Vox Mia - Adding My Voice to the Chorus

The oil fueled party may soon be over

High oil prices may be a permanent condition from here out; a fact that, as I previously mentioned, will come at a much higher cost than what most of us can imagine.

However, even with the current price of $120 dollars for a barrel of oil, we simply cannot get enough and, instead, continue marching straight towards the precipice that’s at the end of our “Long Emergency.”

As the NY Times reports, given oil prices, one would expect increased supply or diminished demand to bring things into balance, however:

[A]s prices flirt with $120 a barrel, many energy specialists are becoming worried that neither seems to be happening. Higher prices have done little to attract new production or to suppress global demand, and the resulting mismatch has sent oil prices spiraling upward.

“According to normal economic theory, and the history of oil, rising prices have two major effects,” said Fatih Birol, the chief economist at the International Energy Agency, which advises industrialized countries. “They reduce demand and they induce oil supplies. Not this time.”

A key reason that supply is not rising to meet demand is that producers outside of the OPEC cartel — countries like Russia, Mexico and Norway — have been showing troubling signs of sluggishness.

That’s right, the key phrase that one needs to pay close attention to comes at the end: swing oil producers cannot meet demand, due to troubling signs of sluggishness.

The article continues:

At the same time, oil consumption keeps expanding at a faster clip than production. Demand is forecast to increase this year by 1.2 million barrels a day, to 87.2 million barrels a day. In the United States, the world’s most oil-thirsty nation, consumption has actually fallen a bit because of the economic slowdown.

But that drop is being offset by growth in other countries. World consumption is projected to rise 35 percent, to around 115 million barrels a day, in the next two decades. Most of the growth will come from China, India and oil-producing countries in the Middle East, where retail fuel prices are subsidized, encouraging wasteful consumption.

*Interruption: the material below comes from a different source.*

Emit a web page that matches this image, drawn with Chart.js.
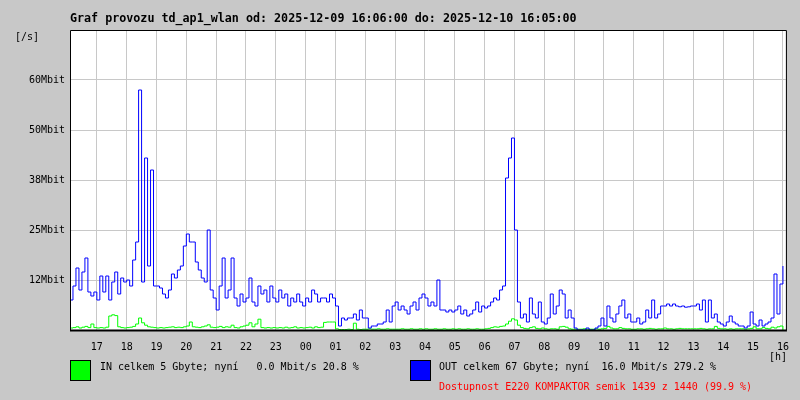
<!DOCTYPE html>
<html><head><meta charset="utf-8">
<script src="https://cdn.jsdelivr.net/npm/chart.js@4/dist/chart.umd.min.js"></script>
<style>html,body{margin:0;padding:0;background:#c8c8c8;}canvas{display:block}</style>
</head><body>
<canvas id="c" width="800" height="400"></canvas>
<script>
// ---- data ----
const titleText = 'Graf provozu td_ap1_wlan od: 2025-12-09 16:06:00 do: 2025-12-10 16:05:00';
const hourLabels = ['17','18','19','20','21','22','23','00','01','02','03','04','05','06','07','08','09','10','11','12','13','14','15','16'];
const firstHourMinute = 54;      // 17:00 is 54 min after 16:06
const sampleStepMinutes = 6;
const yTickLabels = ['', '12Mbit', '25Mbit', '38Mbit', '50Mbit', '60Mbit', ''];
const outMbit = [
  7.5, 11, 15.5, 10, 14.5, 18, 9.5, 8.5, 9.5,
  7.5, 13.5, 9.5, 13.5, 7.5, 12, 14.5, 9, 13, 12,
  12.5, 11, 17.5, 22, 60, 12, 43, 16, 40, 11,
  11, 10.5, 9, 8, 10, 14, 13, 15, 16, 21,
  24, 22, 22, 17, 15, 13, 12, 25, 10, 8,
  5, 11, 18, 8, 10, 18, 8, 6, 9, 7,
  8, 13, 7, 6, 11, 9, 10, 7, 11, 8,
  7, 10, 8, 9, 6, 8, 7, 9, 7, 6,
  8, 7, 10, 9, 7, 8, 8, 7, 9, 8,
  6, 1, 3, 2.5, 3, 3, 4, 2.5, 5, 3,
  3, 0.5, 1, 1, 1.5, 1.5, 2, 5, 2, 6,
  7, 5, 6, 5, 4, 6, 7, 5, 8, 9,
  8, 6, 7, 6, 12.5, 5, 5, 4.5, 5, 4.5,
  5, 6, 4, 5, 3.5, 4, 5, 7, 4.5, 6,
  5.5, 6, 7, 8, 7.5, 10, 11, 38, 43, 48,
  25, 7, 3, 4, 2, 8, 4, 3, 7, 2,
  1.5, 3, 9, 4, 6, 10, 9, 3, 5, 3,
  0.5, 0, 0, 0, 0.5, 0, 0, 0.5, 1, 3,
  1, 6, 3, 2, 4, 6, 7.5, 3, 4, 2,
  2, 3, 1.5, 2, 5, 3, 7.5, 3, 4, 6,
  6, 6.5, 6, 6.5, 6, 5.8, 6, 5.7, 5.8, 6,
  6, 6.5, 5, 7.5, 2, 7.5, 3, 4, 2, 1.5,
  1, 2, 3.5, 2, 1.5, 1, 1, 0.5, 1, 4.5,
  1.5, 1, 2.5, 1, 1.5, 2, 3, 14, 4, 11.5,
  16
];
const inMbit = [
  0.5, 0.6, 0.8, 0.5, 0.7, 0.9, 0.6, 1.5, 0.6,
  0.5, 0.6, 0.5, 0.7, 3.5, 3.8, 3.6, 0.8, 0.6, 0.5,
  0.6, 0.7, 0.9, 1.5, 3, 1.8, 1.2, 0.8, 0.7, 0.6,
  0.5, 0.6, 0.5, 0.6, 0.7, 0.8, 0.6, 0.7, 0.6, 0.8,
  1, 2, 0.8, 0.7, 0.6, 0.8, 1, 1.3, 0.7, 0.6,
  0.7, 0.9, 0.6, 0.8, 0.7, 1.2, 0.6, 0.5, 0.8, 1,
  1.2, 1.8, 0.8, 1.5, 2.7, 0.6, 0.5, 0.6, 0.5, 0.6,
  0.5, 0.6, 0.5, 0.7, 0.5, 0.6, 0.8, 0.5, 0.6, 0.5,
  0.6, 0.7, 0.5, 0.8, 0.6, 0.7, 1.9, 2, 2, 2,
  0.3, 0.1, 0.1, 0.1, 0.2, 0.1, 1.7, 0.2, 0.1, 0.2,
  0.2, 0.3, 0.2, 0.2, 0.3, 0.2, 0.2, 0.3, 0.2, 0.2,
  0.2, 0.2, 0.3, 0.2, 0.2, 0.3, 0.2, 0.2, 0.3, 0.2,
  0.3, 0.2, 0.2, 0.3, 0.2, 0.2, 0.3, 0.2, 0.2, 0.3,
  0.2, 0.3, 0.2, 0.2, 0.3, 0.2, 0.2, 0.3, 0.2, 0.2,
  0.3, 0.4, 0.6, 0.8, 0.7, 0.9, 1, 1.5, 2.2, 2.8,
  2.5, 1.2, 0.6, 0.4, 0.3, 0.6, 0.8, 0.4, 0.3, 0.5,
  0.3, 0.2, 0.3, 0.3, 0.2, 0.8, 0.9, 0.7, 0.3, 0.2,
  0.2, 0.2, 0.2, 0.3, 0.2, 0.2, 0.2, 0.3, 0.2, 0.3,
  0.4, 0.9, 0.5, 0.3, 0.3, 0.6, 0.4, 0.3, 0.3, 0.2,
  0.2, 0.3, 0.3, 0.2, 0.3, 0.4, 0.3, 0.2, 0.3, 0.3,
  0.5, 0.3, 0.3, 0.2, 0.3, 0.4, 0.3, 0.3, 0.3, 0.3,
  0.3, 0.3, 0.4, 0.3, 0.2, 0.3, 0.3, 0.9, 0.4, 0.3,
  0.3, 0.2, 0.3, 0.2, 0.3, 0.3, 0.3, 0.2, 0.3, 0.4,
  0.8, 0.3, 0.3, 0.6, 0.4, 0.3, 0.7, 0.5, 0.8, 1,
  0
];
const legendIn = 'IN celkem 5 Gbyte; nyní   0.0 Mbit/s 20.8 %';
const legendOut = 'OUT celkem 67 Gbyte; nyní  16.0 Mbit/s 279.2 %';
const legendAvail = 'Dostupnost E220 KOMPAKTOR semik 1439 z 1440 (99.9 %)';

// ---- chart ----
const BG = '#c8c8c8', GRID = '#c8c8c8';
const MONO = '"DejaVu Sans Mono", "Liberation Mono", monospace';
const hourTickMinutes = hourLabels.map((_, k) => firstHourMinute + 60 * k);
const toPoints = arr => arr.map((v, i) => ({ x: i * sampleStepMinutes, y: v }));

const decor = {
  id: 'decor',
  beforeDraw(chart) {
    const { ctx, chartArea: a } = chart;
    ctx.save();
    ctx.fillStyle = BG;
    ctx.fillRect(0, 0, chart.width, chart.height);
    ctx.fillStyle = '#ffffff';
    ctx.fillRect(a.left, a.top, a.right - a.left, a.bottom - a.top);
    ctx.restore();
  },
  afterDraw(chart) {
    const { ctx, chartArea: a } = chart;
    ctx.save();
    ctx.strokeStyle = '#000';
    ctx.lineWidth = 1;
    ctx.beginPath();
    ctx.moveTo(a.left + 0.5, a.bottom);
    ctx.lineTo(a.left + 0.5, a.top + 0.5);
    ctx.lineTo(a.right + 0.5, a.top + 0.5);
    ctx.lineTo(a.right + 0.5, a.bottom);
    ctx.stroke();
    ctx.lineWidth = 2;
    ctx.beginPath();
    ctx.moveTo(a.left, a.bottom + 0.5);
    ctx.lineTo(a.right + 1, a.bottom + 0.5);
    ctx.stroke();
    // title
    ctx.fillStyle = '#000';
    ctx.textBaseline = 'middle';
    ctx.textAlign = 'left';
    ctx.font = 'bold 11.7px ' + MONO;
    ctx.fillText(titleText, 70, 19);
    ctx.font = '10px ' + MONO;
    ctx.fillText('[/s]', 15, 37);
    ctx.textAlign = 'center';
    ctx.fillText('[h]', 778, 357);
    ctx.textAlign = 'left';
    // legend boxes
    ctx.lineWidth = 1;
    ctx.fillStyle = '#00ff00';
    ctx.fillRect(70, 360, 21, 21);
    ctx.strokeRect(70.5, 360.5, 20, 20);
    ctx.fillStyle = '#0000ff';
    ctx.fillRect(410, 360, 21, 21);
    ctx.strokeRect(410.5, 360.5, 20, 20);
    ctx.fillStyle = '#000';
    ctx.fillText(legendIn, 100, 367);
    ctx.fillText(legendOut, 439, 367);
    ctx.fillStyle = '#ff0000';
    ctx.fillText(legendAvail, 439, 387);
    ctx.restore();
  }
};

new Chart(document.getElementById('c'), {
  type: 'line',
  data: {
    datasets: [
      { label: 'OUT', data: toPoints(outMbit), borderColor: '#0000ff', borderWidth: 1, pointRadius: 0, stepped: true, fill: false },
      { label: 'IN', data: toPoints(inMbit), borderColor: '#00ff00', borderWidth: 1, pointRadius: 0, stepped: true, fill: false }
    ]
  },
  options: {
    responsive: false,
    animation: false,
    events: [],
    layout: { padding: { left: 0, right: 10, top: 30, bottom: 0 } },
    plugins: { legend: { display: false }, title: { display: false }, tooltip: { enabled: false } },
    scales: {
      x: {
        type: 'linear', min: 0, max: 1440,
        afterFit(s) { s.height = 70; },
        afterBuildTicks(s) { s.ticks = hourTickMinutes.map(v => ({ value: v })); },
        ticks: { autoSkip: false, maxRotation: 0, minRotation: 0, padding: 11, color: '#000',
          font: { family: MONO, size: 10 }, callback: (v, i) => hourLabels[i] },
        grid: { color: GRID, lineWidth: 1, drawTicks: false },
        border: { display: false }
      },
      y: {
        min: 0, max: 75,
        afterFit(s) { s.width = 70; },
        ticks: { stepSize: 12.5, padding: 5, color: '#000', font: { family: MONO, size: 10 },
          callback: (v, i) => yTickLabels[i] },
        grid: { color: GRID, lineWidth: 1, drawTicks: false },
        border: { display: false }
      }
    }
  },
  plugins: [decor]
});
</script>
</body></html>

That’s right, at present, it looks like we’re headed towards cliff: “sluggish” oil production and increased global demand. Remember, we’re talking about the world’s most precious commodity, which makes this a situation ripe for conflicts, er, wars on a global scale.

Peak oil?

Some regions are simply running out of reserves. Norway’s production has slumped by 25 percent since its peak in 2001. In Britain, oil production has plummeted 43 percent in eight years. The North Sea is now considered a dying oil basin. Alaska’s giant field at Prudhoe Bay has declined 65 percent since its peak 20 years ago.

[…]

[T]he case that has attracted the most attention is Mexico, the second-biggest exporter to the United States, which seems increasingly helpless to stem the collapse of its largest oil field, Cantarell. Last week, the country’s state-owned oil company, Pemex, said that production had fallen 300,000 barrels a day so far this year to 2.9 million barrels a day, a stunning drop from its peak production of 3.4 million in 2004.

[…]

Further clouding the picture, Saudi Arabia, the world’s top oil exporter, signaled last week that it might have trouble increasing its production.

As one would expect to read in such an objective and balanced article, solutions that are just over the horizon receive their proper due. The over the horizon solutions usually involve throwing more dollars at tech innovations, so that we can drill for more oil. However, as the article concludes, throwing more dollars at this may not be enough:

The International Energy Agency estimates that current investments will be insufficient to replace declining oil production, let alone increase overall output. The energy agency said it would take $5.4 trillion by 2030 to increase global output, a level of investment that is unlikely to be met. It said a crisis “involving an abrupt run-up in prices” could not be ruled out before 2015.

There you go, kiddies. A preview of upcoming events in The Long Emergency.